"""

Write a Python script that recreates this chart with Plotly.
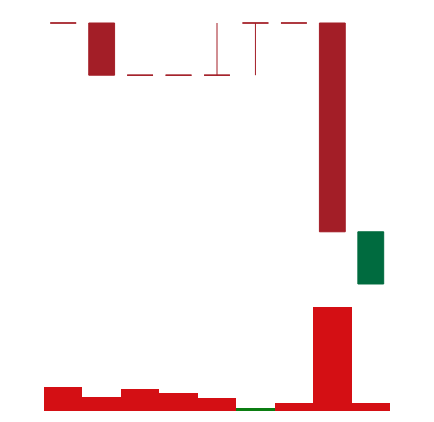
import plotly.graph_objects as go

x = list(range(9))
opens = [100, 100, 99, 99, 99, 100, 100, 100, 95]
highs = [100, 100, 99, 99, 100, 100, 100, 100, 96]
lows = [100, 99, 99, 99, 99, 99, 100, 96, 95]
closes = [100, 99, 99, 99, 99, 100, 100, 96, 96]
volumes = [237, 143, 220, 177, 127, 30, 77, 1037, 77]
vol_colors = ["#d40f14", "#d40f14", "#d40f14", "#d40f14", "#d40f14",
              "#0b7d12", "#d40f14", "#d40f14", "#d40f14"]

RED = "#a31e27"
GREEN = "#006b3f"

up = [c > o for o, c in zip(opens, closes)]


def pick(vals, keep):
    return [v if k else None for v, k in zip(vals, keep)]


fig = go.Figure()
for keep, col in ((
        [not u for u in up], RED), (up, GREEN)):
    fig.add_trace(go.Candlestick(
        x=x, open=pick(opens, keep), high=pick(highs, keep),
        low=pick(lows, keep), close=pick(closes, keep),
        increasing=dict(line=dict(color=col, width=1), fillcolor=col),
        decreasing=dict(line=dict(color=col, width=1), fillcolor=col),
        whiskerwidth=0, showlegend=False, yaxis="y"))
fig.add_trace(go.Bar(
    x=x, y=volumes, marker=dict(color=vol_colors, line=dict(width=0)),
    width=1, showlegend=False, yaxis="y2"))

fig.update_layout(
    width=434, height=422,
    margin=dict(l=44, r=44, t=0, b=0),
    paper_bgcolor="white", plot_bgcolor="white",
    boxgap=0.04, bargap=0, boxmode="overlay",
    xaxis=dict(range=[-0.5, 8.5], visible=False, rangeslider=dict(visible=False)),
    yaxis=dict(range=[92.356, 100.4406], visible=False),
    yaxis2=dict(range=[-110, 4110], visible=False, overlaying="y"),
)
fig.write_html("out.html")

"""

YOUR GOAL:
Transcribe the full listing above exactly, with the images removed.

EXPECTED OUTPUT:
Write a Python script that recreates this chart with Plotly.
import plotly.graph_objects as go

x = list(range(9))
opens = [100, 100, 99, 99, 99, 100, 100, 100, 95]
highs = [100, 100, 99, 99, 100, 100, 100, 100, 96]
lows = [100, 99, 99, 99, 99, 99, 100, 96, 95]
closes = [100, 99, 99, 99, 99, 100, 100, 96, 96]
volumes = [237, 143, 220, 177, 127, 30, 77, 1037, 77]
vol_colors = ["#d40f14", "#d40f14", "#d40f14", "#d40f14", "#d40f14",
              "#0b7d12", "#d40f14", "#d40f14", "#d40f14"]

RED = "#a31e27"
GREEN = "#006b3f"

up = [c > o for o, c in zip(opens, closes)]


def pick(vals, keep):
    return [v if k else None for v, k in zip(vals, keep)]


fig = go.Figure()
for keep, col in ((
        [not u for u in up], RED), (up, GREEN)):
    fig.add_trace(go.Candlestick(
        x=x, open=pick(opens, keep), high=pick(highs, keep),
        low=pick(lows, keep), close=pick(closes, keep),
        increasing=dict(line=dict(color=col, width=1), fillcolor=col),
        decreasing=dict(line=dict(color=col, width=1), fillcolor=col),
        whiskerwidth=0, showlegend=False, yaxis="y"))
fig.add_trace(go.Bar(
    x=x, y=volumes, marker=dict(color=vol_colors, line=dict(width=0)),
    width=1, showlegend=False, yaxis="y2"))

fig.update_layout(
    width=434, height=422,
    margin=dict(l=44, r=44, t=0, b=0),
    paper_bgcolor="white", plot_bgcolor="white",
    boxgap=0.04, bargap=0, boxmode="overlay",
    xaxis=dict(range=[-0.5, 8.5], visible=False, rangeslider=dict(visible=False)),
    yaxis=dict(range=[92.356, 100.4406], visible=False),
    yaxis2=dict(range=[-110, 4110], visible=False, overlaying="y"),
)
fig.write_html("out.html")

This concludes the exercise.